The central focus of this thesis is the early-eighteenth century consumer in south Westmorland, and his possessions and acquisitions. It is based on a family case study of the Brownes, a yeoman family of Troutbeck, a scattered township situated in south Westmorland. Benjamin Browne (1664-1748) is central, because he amassed a wealth of documentation which allows extraordinary insights into his life and that of his family and neighbours during the early-eighteenth century. Unusually, Townend, the family's home for over four hundred years, and much of the furniture inside, has survived too.
Debates surrounding consumer behaviour and material culture have focused upon fmding the first recorded appearance of certain new items across regions of the country, in probate inventories.

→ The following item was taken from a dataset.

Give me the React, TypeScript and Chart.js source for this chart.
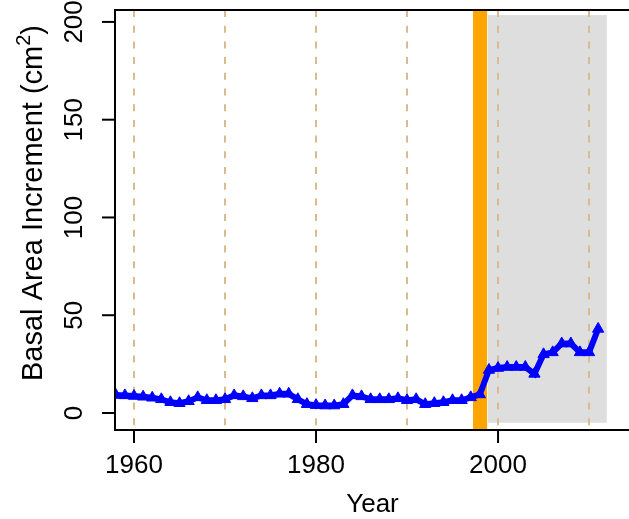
import React, { useEffect, useRef } from "react";
import { Chart, registerables } from "chart.js";

Chart.register(...registerables);

const years = [
  1958, 1959, 1960, 1961, 1962, 1963, 1964, 1965, 1966, 1967,
  1968, 1969, 1970, 1971, 1972, 1973, 1974, 1975, 1976, 1977,
  1978, 1979, 1980, 1981, 1982, 1983, 1984, 1985, 1986, 1987,
  1988, 1989, 1990, 1991, 1992, 1993, 1994, 1995, 1996, 1997,
  1998, 1999, 2000, 2001, 2002, 2003, 2004, 2005, 2006, 2007,
  2008, 2009, 2010, 2011,
];
const bai = [
  9.2, 9, 8.7, 8.3, 7.8, 7, 5.5, 5, 6, 8,
  6.5, 6.5, 7, 9, 8.5, 7.5, 9, 9, 9.8, 9.8,
  7, 4.5, 4, 3.8, 3.8, 4.5, 9, 8.5, 7, 7,
  7, 7.5, 6.5, 7, 4.5, 5, 5.5, 6.5, 6.5, 8,
  9.5, 22, 23, 23.5, 23.5, 23.5, 20, 30, 31, 35.5,
  35.5, 31, 31, 43,
];
const xTicks = [1960, 1980, 2000];
const yTicks = [0, 50, 100, 150, 200];
const decadeLines = [1960, 1970, 1980, 1990, 2000, 2010];
const eventBand = [1997.25, 1998.8];
const periodBandX = [1998.9, 2011.95];
const periodBandY = [-5, 203.5];
const xLabel = "Year";
const yLabelMain = "Basal Area Increment (cm";
const yLabelSup = "2";
const yLabelEnd = ")";

const FONT = "26px 'Liberation Sans', Arial, sans-serif";
const FONT_YLAB = "29px 'Liberation Sans', Arial, sans-serif";
const FONT_SUP = "20px 'Liberation Sans', Arial, sans-serif";

const decorPlugin = {
  id: "decor",
  beforeDatasetsDraw(chart: any) {
    const { ctx, chartArea, scales } = chart;
    const x = scales.x;
    const y = scales.y;
    ctx.save();
    ctx.fillStyle = "#DEDEDE";
    const gx0 = x.getPixelForValue(periodBandX[0]);
    const gx1 = x.getPixelForValue(periodBandX[1]);
    const gy0 = y.getPixelForValue(periodBandY[1]);
    const gy1 = y.getPixelForValue(periodBandY[0]);
    ctx.fillRect(gx0, gy0, gx1 - gx0, gy1 - gy0);
    ctx.fillStyle = "#FFA500";
    const ox0 = x.getPixelForValue(eventBand[0]);
    const ox1 = x.getPixelForValue(eventBand[1]);
    ctx.fillRect(ox0, chartArea.top, ox1 - ox0, chartArea.bottom - chartArea.top);
    ctx.strokeStyle = "#DDBA8C";
    ctx.lineWidth = 2;
    ctx.setLineDash([7, 8.7]);
    for (const d of decadeLines) {
      const px = Math.round(x.getPixelForValue(d));
      ctx.beginPath();
      ctx.moveTo(px, chartArea.top);
      ctx.lineTo(px, chartArea.bottom);
      ctx.stroke();
    }
    ctx.restore();
  },
  afterDraw(chart: any) {
    const { ctx, chartArea, scales } = chart;
    const x = scales.x;
    const y = scales.y;
    ctx.save();
    ctx.strokeStyle = "#000";
    ctx.lineWidth = 2;
    ctx.setLineDash([]);
    ctx.strokeRect(chartArea.left, chartArea.top, chartArea.right - chartArea.left, chartArea.bottom - chartArea.top);
    ctx.fillStyle = "#000";
    ctx.font = FONT;
    ctx.textAlign = "center";
    ctx.textBaseline = "middle";
    for (const t of xTicks) {
      const px = x.getPixelForValue(t);
      ctx.beginPath();
      ctx.moveTo(px, chartArea.bottom);
      ctx.lineTo(px, chartArea.bottom + 13);
      ctx.stroke();
      ctx.fillText(String(t), px, chartArea.bottom + 36);
    }
    ctx.fillText(xLabel, (chartArea.left + chartArea.right) / 2, chartArea.bottom + 75);
    for (const t of yTicks) {
      const py = y.getPixelForValue(t);
      ctx.beginPath();
      ctx.moveTo(chartArea.left, py);
      ctx.lineTo(chartArea.left - 13, py);
      ctx.stroke();
      ctx.save();
      ctx.translate(chartArea.left - 40, py);
      ctx.rotate(-Math.PI / 2);
      ctx.fillText(String(t), 0, 0);
      ctx.restore();
    }
    ctx.save();
    ctx.translate(34, 203);
    ctx.rotate(-Math.PI / 2);
    ctx.textAlign = "left";
    ctx.font = FONT_YLAB;
    const w1 = ctx.measureText(yLabelMain).width;
    const w3 = ctx.measureText(yLabelEnd).width;
    ctx.font = FONT_SUP;
    const w2 = ctx.measureText(yLabelSup).width;
    const total = w1 + w2 + w3;
    let cx = -total / 2;
    ctx.font = FONT_YLAB;
    ctx.fillText(yLabelMain, cx, 0);
    cx += w1;
    ctx.font = FONT_SUP;
    ctx.fillText(yLabelSup, cx, -10);
    cx += w2;
    ctx.font = FONT_YLAB;
    ctx.fillText(yLabelEnd, cx, 0);
    ctx.restore();
    ctx.restore();
  },
};

export default function App() {
  const ref = useRef<HTMLCanvasElement | null>(null);
  useEffect(() => {
    if (!ref.current) return;
    const chart = new Chart(ref.current, {
      type: "line",
      data: {
        datasets: [
          {
            data: years.map((yr, i) => ({ x: yr, y: bai[i] })),
            borderColor: "#0000FF",
            backgroundColor: "#0000FF",
            borderWidth: 6,
            pointStyle: "triangle",
            pointRadius: 6.5,
            pointBorderWidth: 1,
            pointBackgroundColor: "#0000FF",
            pointBorderColor: "#0000FF",
            tension: 0,
            fill: false,
          },
        ],
      },
      options: {
        responsive: false,
        animation: false,
        layout: { padding: { left: 115, top: 10, right: 10, bottom: 89 } },
        plugins: { legend: { display: false }, tooltip: { enabled: false } },
        scales: {
          x: { type: "linear", min: 1957.91, max: 2014.5, display: false },
          y: { type: "linear", min: -8.7, max: 206.1, display: false },
        },
      },
      plugins: [decorPlugin],
    });
    return () => chart.destroy();
  }, []);
  return (
    <div style={{ position: "fixed", left: 0, top: 0, width: 629, height: 519, overflow: "hidden", background: "#fff" }}>
      <canvas ref={ref} width={640} height={519} style={{ display: "block" }} />
    </div>
  );
}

It is now clear that understanding consumer behaviour involves more than counting the goods held at death, with lifecycle and regional influences playing a crucial part. Using these documents, the house and the extant possessions, we gain a more complete picture of the consumer, understanding behaviour in relation to life, not as an abstract activity as it is so often portrayed.
Consumption emerges as the result of an assembly of strategies: new, second-hand, vernacular, metropolitan, investment, inheritance, ownership and use-rights. These strategies were affected by externally defmed influences with a distinct regional flavour, including budget, opportunity, market-location, life-cycle, inheritance customs and tenancy. This led to community 'norms' of function, taste and status, and we see that consumption was not about the single purchases of individual people, but about social context.